--- Begin RAW DATA ---
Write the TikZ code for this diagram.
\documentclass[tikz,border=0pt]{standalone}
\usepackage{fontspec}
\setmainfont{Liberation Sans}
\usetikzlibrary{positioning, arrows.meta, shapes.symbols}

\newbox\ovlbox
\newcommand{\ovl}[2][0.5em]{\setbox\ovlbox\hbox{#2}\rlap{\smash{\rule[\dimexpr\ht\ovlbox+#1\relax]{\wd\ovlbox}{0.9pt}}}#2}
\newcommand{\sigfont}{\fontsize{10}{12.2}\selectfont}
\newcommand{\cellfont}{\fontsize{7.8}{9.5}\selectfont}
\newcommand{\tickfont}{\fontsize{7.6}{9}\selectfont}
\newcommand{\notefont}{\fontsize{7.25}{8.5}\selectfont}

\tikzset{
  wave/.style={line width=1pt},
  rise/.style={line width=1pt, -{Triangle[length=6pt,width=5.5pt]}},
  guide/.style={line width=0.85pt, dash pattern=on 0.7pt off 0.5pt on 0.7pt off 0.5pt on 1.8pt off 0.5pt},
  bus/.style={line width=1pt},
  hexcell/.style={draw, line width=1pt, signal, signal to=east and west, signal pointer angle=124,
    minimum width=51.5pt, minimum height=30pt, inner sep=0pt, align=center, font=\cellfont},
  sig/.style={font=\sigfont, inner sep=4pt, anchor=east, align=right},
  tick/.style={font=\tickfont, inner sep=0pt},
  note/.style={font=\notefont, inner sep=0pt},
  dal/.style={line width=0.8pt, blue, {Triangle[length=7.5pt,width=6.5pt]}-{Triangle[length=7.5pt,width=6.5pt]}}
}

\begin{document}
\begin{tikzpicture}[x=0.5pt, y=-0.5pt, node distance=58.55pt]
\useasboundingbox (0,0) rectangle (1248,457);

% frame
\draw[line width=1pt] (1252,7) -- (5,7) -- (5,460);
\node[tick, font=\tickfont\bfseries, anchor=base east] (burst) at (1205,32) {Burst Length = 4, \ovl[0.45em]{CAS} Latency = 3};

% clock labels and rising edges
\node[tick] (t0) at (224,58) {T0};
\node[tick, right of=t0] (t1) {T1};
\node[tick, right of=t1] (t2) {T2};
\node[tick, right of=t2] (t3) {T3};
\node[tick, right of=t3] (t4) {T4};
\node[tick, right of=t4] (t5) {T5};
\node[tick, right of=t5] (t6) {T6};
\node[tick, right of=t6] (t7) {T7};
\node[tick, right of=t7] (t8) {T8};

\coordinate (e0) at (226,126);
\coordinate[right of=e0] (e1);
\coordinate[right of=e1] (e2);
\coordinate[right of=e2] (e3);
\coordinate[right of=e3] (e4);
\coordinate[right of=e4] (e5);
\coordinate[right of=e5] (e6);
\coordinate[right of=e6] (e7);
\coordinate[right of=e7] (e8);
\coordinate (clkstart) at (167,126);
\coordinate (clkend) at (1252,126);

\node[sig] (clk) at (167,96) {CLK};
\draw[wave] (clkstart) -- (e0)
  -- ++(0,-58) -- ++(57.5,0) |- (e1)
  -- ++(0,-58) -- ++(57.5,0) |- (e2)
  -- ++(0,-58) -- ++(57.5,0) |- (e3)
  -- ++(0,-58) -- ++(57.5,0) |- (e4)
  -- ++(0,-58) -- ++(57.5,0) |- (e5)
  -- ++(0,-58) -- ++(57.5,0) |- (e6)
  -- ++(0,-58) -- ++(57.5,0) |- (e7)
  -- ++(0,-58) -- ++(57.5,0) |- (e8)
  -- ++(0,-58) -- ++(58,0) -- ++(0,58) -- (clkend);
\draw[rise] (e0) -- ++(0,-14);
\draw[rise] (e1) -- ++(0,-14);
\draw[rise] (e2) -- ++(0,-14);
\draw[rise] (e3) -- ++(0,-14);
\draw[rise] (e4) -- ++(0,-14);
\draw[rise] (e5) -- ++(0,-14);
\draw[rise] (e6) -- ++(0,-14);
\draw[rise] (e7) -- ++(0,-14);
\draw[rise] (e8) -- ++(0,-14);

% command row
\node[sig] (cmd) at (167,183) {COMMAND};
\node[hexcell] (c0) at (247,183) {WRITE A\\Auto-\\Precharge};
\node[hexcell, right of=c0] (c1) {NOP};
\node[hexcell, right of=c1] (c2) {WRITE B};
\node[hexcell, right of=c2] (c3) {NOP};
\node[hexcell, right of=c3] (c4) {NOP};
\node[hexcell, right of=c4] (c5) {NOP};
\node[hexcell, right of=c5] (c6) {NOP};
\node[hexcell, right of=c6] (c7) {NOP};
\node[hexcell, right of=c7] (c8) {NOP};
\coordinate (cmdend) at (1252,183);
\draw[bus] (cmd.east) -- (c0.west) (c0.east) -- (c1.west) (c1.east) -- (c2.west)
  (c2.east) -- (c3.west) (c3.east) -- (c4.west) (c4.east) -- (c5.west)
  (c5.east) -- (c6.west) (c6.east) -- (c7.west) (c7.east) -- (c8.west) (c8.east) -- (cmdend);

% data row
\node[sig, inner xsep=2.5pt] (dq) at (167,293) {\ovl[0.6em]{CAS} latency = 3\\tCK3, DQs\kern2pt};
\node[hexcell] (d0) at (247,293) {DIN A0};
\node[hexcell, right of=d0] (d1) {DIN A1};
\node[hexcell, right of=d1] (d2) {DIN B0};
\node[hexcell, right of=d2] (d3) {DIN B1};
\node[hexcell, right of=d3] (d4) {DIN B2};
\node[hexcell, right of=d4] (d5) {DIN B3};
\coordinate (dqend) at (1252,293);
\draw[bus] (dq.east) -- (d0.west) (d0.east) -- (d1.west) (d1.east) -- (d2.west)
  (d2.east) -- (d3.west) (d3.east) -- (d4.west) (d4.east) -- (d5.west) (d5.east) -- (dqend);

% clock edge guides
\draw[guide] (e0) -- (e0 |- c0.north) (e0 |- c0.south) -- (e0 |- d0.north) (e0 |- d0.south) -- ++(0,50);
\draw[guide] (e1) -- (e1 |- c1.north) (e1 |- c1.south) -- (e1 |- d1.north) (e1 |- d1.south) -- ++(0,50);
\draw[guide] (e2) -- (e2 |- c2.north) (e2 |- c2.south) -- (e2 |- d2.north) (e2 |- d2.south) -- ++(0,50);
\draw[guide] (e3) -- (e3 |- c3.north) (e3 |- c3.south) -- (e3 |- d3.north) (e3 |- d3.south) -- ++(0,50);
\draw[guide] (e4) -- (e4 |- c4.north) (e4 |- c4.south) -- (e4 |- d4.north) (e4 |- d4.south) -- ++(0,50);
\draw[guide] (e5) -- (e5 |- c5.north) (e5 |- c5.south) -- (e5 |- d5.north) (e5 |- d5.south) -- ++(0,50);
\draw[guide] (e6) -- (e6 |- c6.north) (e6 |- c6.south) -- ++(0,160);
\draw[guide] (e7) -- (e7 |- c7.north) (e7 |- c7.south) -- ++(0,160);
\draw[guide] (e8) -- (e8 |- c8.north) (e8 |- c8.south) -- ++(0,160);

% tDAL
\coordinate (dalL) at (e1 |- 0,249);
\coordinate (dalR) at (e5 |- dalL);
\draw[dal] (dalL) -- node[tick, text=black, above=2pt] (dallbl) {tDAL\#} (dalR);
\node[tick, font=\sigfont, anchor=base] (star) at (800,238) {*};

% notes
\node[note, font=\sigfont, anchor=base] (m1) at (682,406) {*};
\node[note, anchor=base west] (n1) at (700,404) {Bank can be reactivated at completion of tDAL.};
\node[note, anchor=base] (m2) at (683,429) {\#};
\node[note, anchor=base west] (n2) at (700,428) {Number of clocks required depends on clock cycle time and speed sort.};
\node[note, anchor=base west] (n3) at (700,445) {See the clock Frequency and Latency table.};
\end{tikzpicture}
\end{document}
--- End RAW DATA ---
**WRITTEN INSTRUCTION:** From the opening line of the data above through the line that contains "(0,0) rectangle (1248,457);", please print each line as it stands and only those lines.

**RESPONSE TO THIS EXERCISE:**
Write the TikZ code for this diagram.
\documentclass[tikz,border=0pt]{standalone}
\usepackage{fontspec}
\setmainfont{Liberation Sans}
\usetikzlibrary{positioning, arrows.meta, shapes.symbols}

\newbox\ovlbox
\newcommand{\ovl}[2][0.5em]{\setbox\ovlbox\hbox{#2}\rlap{\smash{\rule[\dimexpr\ht\ovlbox+#1\relax]{\wd\ovlbox}{0.9pt}}}#2}
\newcommand{\sigfont}{\fontsize{10}{12.2}\selectfont}
\newcommand{\cellfont}{\fontsize{7.8}{9.5}\selectfont}
\newcommand{\tickfont}{\fontsize{7.6}{9}\selectfont}
\newcommand{\notefont}{\fontsize{7.25}{8.5}\selectfont}

\tikzset{
  wave/.style={line width=1pt},
  rise/.style={line width=1pt, -{Triangle[length=6pt,width=5.5pt]}},
  guide/.style={line width=0.85pt, dash pattern=on 0.7pt off 0.5pt on 0.7pt off 0.5pt on 1.8pt off 0.5pt},
  bus/.style={line width=1pt},
  hexcell/.style={draw, line width=1pt, signal, signal to=east and west, signal pointer angle=124,
    minimum width=51.5pt, minimum height=30pt, inner sep=0pt, align=center, font=\cellfont},
  sig/.style={font=\sigfont, inner sep=4pt, anchor=east, align=right},
  tick/.style={font=\tickfont, inner sep=0pt},
  note/.style={font=\notefont, inner sep=0pt},
  dal/.style={line width=0.8pt, blue, {Triangle[length=7.5pt,width=6.5pt]}-{Triangle[length=7.5pt,width=6.5pt]}}
}

\begin{document}
\begin{tikzpicture}[x=0.5pt, y=-0.5pt, node distance=58.55pt]
\useasboundingbox (0,0) rectangle (1248,457);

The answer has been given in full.